Este tercer proceso de la sociología de von Wiese sería
el que caracterizó y definió claramente el comportamiento del escritor
surrealista frente a la sociedad de su tiempo y determinó “la síntesis peculiar
del estilo contemporáneo que se funda en una contradicción entre las anárquicas
fuerzas de lo oscuro, que pugna por sobresalir, y la confianza en las
conquistas de la razón”, según ha sostenido el poeta y crítico de arte español
Juan Eduardo Cirlot (1916-1973) en su “Introducción al surrealismo” de 1953.
En Francia, a finales de los años ’20 del siglo
pasado, todas las fuerzas vitales de la creatividad artística y la protesta
social parecieron canalizarse a través del surrealismo, un movimiento cuyo
alcance artístico e influencia sería el más importante desde los tiempos del
romanticismo, con el que compartía sus aspectos más fantásticos y sombríos. Se
trató del primer movimiento artístico de protesta, de repulsa contra la
burguesía y contra todo el sistema ético y cultural de la época. Dicho
movimiento tenía como objetivo la transformación radical de la sociedad a través
de una revolución en el arte.
Influidos por los conceptos del sociólogo crítico
Henri Lefebvre (1901-1991) sobre la “crítica de la vida cotidiana” y del
filósofo existencialista Jean Paul Sartre (1905-1980) sobre la construcción de
“situaciones subversivas”, los surrealistas emprendieron una especie de
subversión cultural a la apropiación capitalista del arte. Sabotearon su
sentido moral así como su sentido comercial, una actitud que llevó al filósofo
alemánWalter Benjamin (1892-1940) a afirmar en su “Des surrealismus. Die letzte
momentaufnahme der europäischen intelligenz” (El surrealismo. La última
instantánea de la inteligencia europea) que era un movimiento radical, el más
libertario de Europa, un movimiento “iluminado” que buscaba “hacer estallar
desde dentro el campo de la literatura, gracias a un conjunto de experiencias
mágicas de alcance revolucionario”.
La actitud fundamental del surrealismo obedecía a una
reacción contra las formas literarias tradicionales y exaltaba la potencia del
instinto frente al imperio de la razón, promoviendo -dentro de la obra
literaria- la pérdida de un tema conductor, de un desarrollo lógico y de toda
coherencia racional. El escritor, en este caso, protagonizó un proceso de
disociación que paradójicamente se fundamentaba en el opuesto de asociación,
tal como se puede apreciar en la obra de André Bretón (1896-1966), Guillaume
Apollinaire (1880-1918), Jean Cocteau (1889-1963), Paul Eluard (1895-1952), Tristan
Tzara (1896-1963), Louis Aragón (1897-1982) y Robert Desnos (1900-1945), entre
tantos otros.
Sin embargo, el proceso de disociación sucedió al de
asociación no sólo sociológicamente sino también psicológicamente. Casi sin
excepción los protagonistas del movimiento surrealista se rebelaron y rechazaron
la sociedad de su tiempo porque la sabían inconmovible o así al menos lo creían.

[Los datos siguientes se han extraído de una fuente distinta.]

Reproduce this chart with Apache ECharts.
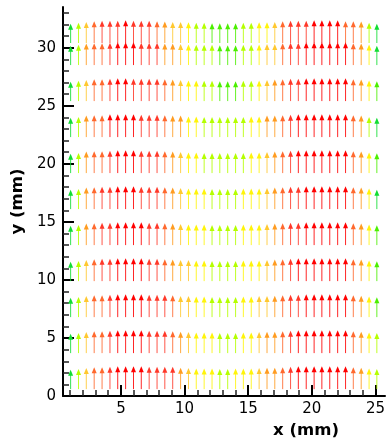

Su actitud comportó la realización de un acto gratuito, una pura libertad del
espíritu sin consecuencias, finalmente, para el orden social que negaba. Para
el filósofo Guy Debord (1931-1994), según expresó en su “Rapport sur la
construction des situations” (Informe sobre la construcción de situaciones), el
surrealismo trató de “fomentar la lucha de clases a través de la batalla del
tiempo libre”.
Desde una mirada crítica hacia el movimiento
surrealista, éste en el fondo se trató de una situación de clase social que
permitía una cómoda rebeldía sin menoscabo del destino personal de cada
escritor, que sabía de antemano que su negación y condenación carecerían de eficacia.
El abandono de los principales protagonistas del movimiento surrealista de las
corrientes políticas de izquierda a las que en un primer momento adhirieron, sería
una prueba clara y terminante de la inconsecuencia del movimiento. Así, el
surrealismo supuso, sociológicamente hablando, una irresponsabilidad, aunque su
subversión haya sido provechosa para la literatura de nuestro tiempo.